Working Stiff by Dr. Judy Melinek and T.J. Mitchell is an engaging memoir of a young forensic pathologist at the New York City Medical Examiner’s Office. Melinek joins the staff as a trainee two weeks before 9/11. From her perspective as a forensic pathologist, she shares a unique view of the tragic terrorist attack, which enforces the emotional punch of the book.
In Working Stiff, we are privy to some of the 262 autopsies Melinek conducted during her training. The book describes autopsies in incredible detail, with each chapter dedicated to a different body, how he or she died, and how Melinek spoke to the family afterwards. The story also touches on how the autopsies shaped Melinek’s life, especially her role as a mother. In fact, the emotional elements of this book are in the foreground, while facts about human pathology and diseases seem tangential. The memoir is nothing short of entertaining, but it is the wrong book to pick up if you are looking for something grounded in science.
This is not a story for the squeamish. For example, Melinek writes, “Female fly goes for the eyes first, where she lays hundreds of eggs, sometimes within an hour. The eggs look like shredded Parmesan cheese sprinkled around the tear ducts.” If you own a cat, the following will not be your favorite line: “Your pet cat will eat you right away, with no qualms at all…. I’ve seen the result.”

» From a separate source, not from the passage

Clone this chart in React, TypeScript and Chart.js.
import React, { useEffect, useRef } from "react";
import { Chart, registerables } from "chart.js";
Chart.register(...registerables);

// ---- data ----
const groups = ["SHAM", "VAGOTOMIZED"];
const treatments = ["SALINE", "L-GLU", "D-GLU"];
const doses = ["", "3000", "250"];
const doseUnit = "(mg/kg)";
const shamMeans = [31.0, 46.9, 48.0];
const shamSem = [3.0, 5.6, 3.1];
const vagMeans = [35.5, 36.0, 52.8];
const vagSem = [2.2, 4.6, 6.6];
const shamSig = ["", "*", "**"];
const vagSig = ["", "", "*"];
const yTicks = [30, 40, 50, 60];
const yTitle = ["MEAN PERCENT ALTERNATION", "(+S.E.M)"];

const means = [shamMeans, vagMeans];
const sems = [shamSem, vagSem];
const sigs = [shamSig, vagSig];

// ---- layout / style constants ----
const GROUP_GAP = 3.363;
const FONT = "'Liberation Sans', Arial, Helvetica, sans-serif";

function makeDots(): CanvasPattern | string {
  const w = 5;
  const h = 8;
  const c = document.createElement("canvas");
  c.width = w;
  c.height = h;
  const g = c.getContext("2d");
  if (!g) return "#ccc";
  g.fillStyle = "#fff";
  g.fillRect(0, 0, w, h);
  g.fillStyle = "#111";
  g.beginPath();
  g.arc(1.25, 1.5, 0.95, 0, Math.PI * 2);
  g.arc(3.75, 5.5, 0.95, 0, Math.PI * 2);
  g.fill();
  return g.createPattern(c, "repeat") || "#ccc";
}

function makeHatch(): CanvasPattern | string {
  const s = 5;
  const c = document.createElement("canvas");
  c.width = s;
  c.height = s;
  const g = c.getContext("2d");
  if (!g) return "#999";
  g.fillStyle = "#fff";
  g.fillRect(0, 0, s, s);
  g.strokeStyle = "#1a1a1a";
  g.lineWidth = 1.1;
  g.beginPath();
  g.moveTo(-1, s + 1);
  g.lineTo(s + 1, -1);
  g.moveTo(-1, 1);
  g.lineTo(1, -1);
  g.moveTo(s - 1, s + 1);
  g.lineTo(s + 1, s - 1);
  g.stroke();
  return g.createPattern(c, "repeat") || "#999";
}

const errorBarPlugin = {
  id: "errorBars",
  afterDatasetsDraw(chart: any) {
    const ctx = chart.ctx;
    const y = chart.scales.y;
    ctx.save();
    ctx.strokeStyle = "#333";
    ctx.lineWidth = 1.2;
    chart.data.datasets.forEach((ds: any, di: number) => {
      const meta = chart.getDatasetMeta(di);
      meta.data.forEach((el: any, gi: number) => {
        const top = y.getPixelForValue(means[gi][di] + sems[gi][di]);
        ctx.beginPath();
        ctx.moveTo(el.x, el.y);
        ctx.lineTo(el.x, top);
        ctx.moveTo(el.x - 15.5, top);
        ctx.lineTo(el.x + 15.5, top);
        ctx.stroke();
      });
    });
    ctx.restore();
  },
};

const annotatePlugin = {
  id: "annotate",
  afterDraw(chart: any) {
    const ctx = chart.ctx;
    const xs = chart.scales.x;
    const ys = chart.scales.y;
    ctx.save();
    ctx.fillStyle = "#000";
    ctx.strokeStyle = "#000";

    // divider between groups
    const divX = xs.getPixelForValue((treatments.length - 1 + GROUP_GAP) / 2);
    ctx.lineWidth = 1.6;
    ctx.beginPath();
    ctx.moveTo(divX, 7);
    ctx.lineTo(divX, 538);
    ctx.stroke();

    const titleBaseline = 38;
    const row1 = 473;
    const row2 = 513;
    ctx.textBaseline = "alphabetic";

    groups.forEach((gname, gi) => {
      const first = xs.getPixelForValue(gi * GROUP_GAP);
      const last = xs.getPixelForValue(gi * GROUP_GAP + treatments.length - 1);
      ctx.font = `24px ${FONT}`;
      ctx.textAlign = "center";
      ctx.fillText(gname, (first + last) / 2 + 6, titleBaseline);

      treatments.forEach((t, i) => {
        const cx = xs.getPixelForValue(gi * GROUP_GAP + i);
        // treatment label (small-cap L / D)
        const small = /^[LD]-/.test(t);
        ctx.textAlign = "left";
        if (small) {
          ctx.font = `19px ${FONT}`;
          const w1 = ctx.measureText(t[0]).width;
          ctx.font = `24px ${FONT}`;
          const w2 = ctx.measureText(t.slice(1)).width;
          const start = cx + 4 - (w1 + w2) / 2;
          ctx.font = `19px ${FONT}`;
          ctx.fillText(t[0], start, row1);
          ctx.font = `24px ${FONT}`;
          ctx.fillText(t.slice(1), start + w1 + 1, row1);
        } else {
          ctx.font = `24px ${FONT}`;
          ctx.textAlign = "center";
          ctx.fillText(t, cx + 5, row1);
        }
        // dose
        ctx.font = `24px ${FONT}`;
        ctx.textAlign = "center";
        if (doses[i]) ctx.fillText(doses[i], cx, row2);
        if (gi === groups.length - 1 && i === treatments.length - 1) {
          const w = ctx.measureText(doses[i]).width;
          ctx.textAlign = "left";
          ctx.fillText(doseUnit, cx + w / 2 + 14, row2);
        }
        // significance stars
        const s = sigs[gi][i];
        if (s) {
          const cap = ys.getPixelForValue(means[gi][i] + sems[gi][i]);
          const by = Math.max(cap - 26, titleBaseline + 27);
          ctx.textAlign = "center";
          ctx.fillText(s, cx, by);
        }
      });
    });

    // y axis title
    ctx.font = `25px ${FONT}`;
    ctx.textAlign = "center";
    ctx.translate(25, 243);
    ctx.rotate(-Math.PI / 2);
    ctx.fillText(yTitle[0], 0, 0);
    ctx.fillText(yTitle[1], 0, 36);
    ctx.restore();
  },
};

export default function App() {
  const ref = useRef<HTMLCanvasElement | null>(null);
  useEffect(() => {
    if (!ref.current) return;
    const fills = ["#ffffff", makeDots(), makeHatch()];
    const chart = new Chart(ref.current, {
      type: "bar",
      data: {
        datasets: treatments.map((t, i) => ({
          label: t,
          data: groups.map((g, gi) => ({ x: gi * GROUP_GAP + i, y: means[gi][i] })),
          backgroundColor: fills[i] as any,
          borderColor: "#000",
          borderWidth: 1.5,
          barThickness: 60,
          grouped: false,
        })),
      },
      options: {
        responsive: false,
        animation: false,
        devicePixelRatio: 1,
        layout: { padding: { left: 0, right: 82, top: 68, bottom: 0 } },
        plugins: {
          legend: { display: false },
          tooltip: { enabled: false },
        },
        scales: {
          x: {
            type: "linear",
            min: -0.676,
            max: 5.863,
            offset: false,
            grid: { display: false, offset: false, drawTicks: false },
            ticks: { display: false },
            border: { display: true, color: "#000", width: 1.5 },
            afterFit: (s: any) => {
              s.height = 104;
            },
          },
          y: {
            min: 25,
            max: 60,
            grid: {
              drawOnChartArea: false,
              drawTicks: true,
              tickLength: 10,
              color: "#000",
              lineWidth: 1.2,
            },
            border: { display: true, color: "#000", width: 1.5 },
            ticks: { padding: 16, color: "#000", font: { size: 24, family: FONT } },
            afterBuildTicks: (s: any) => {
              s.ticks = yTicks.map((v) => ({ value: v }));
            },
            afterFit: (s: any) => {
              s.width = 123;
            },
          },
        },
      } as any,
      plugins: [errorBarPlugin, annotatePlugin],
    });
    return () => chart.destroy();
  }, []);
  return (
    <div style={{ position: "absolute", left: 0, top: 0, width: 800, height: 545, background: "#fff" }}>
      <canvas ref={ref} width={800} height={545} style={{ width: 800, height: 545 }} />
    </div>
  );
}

However, the best and most heartbreaking part of the book is when Melinek was asked to help identify victims in the aftermath of 9/11. The gravity of the disaster becomes apparent to us, but from a very different perspective. With her team, Melinek examined more than one thousand body parts of victims and tried to match them to individuals. “The remains were entirely black—burned and covered in soot. The head… the head wasn’t recognizable as a head except that it had hair and was attached to the neck.” In this chapter, above all, Melinek excels in making the reader feel intense emotion.
Although Working Stiff is emotionally appealing and explains how it feels to be a forensic pathologist, it is superficial in explaining the scientific side of the autopsies.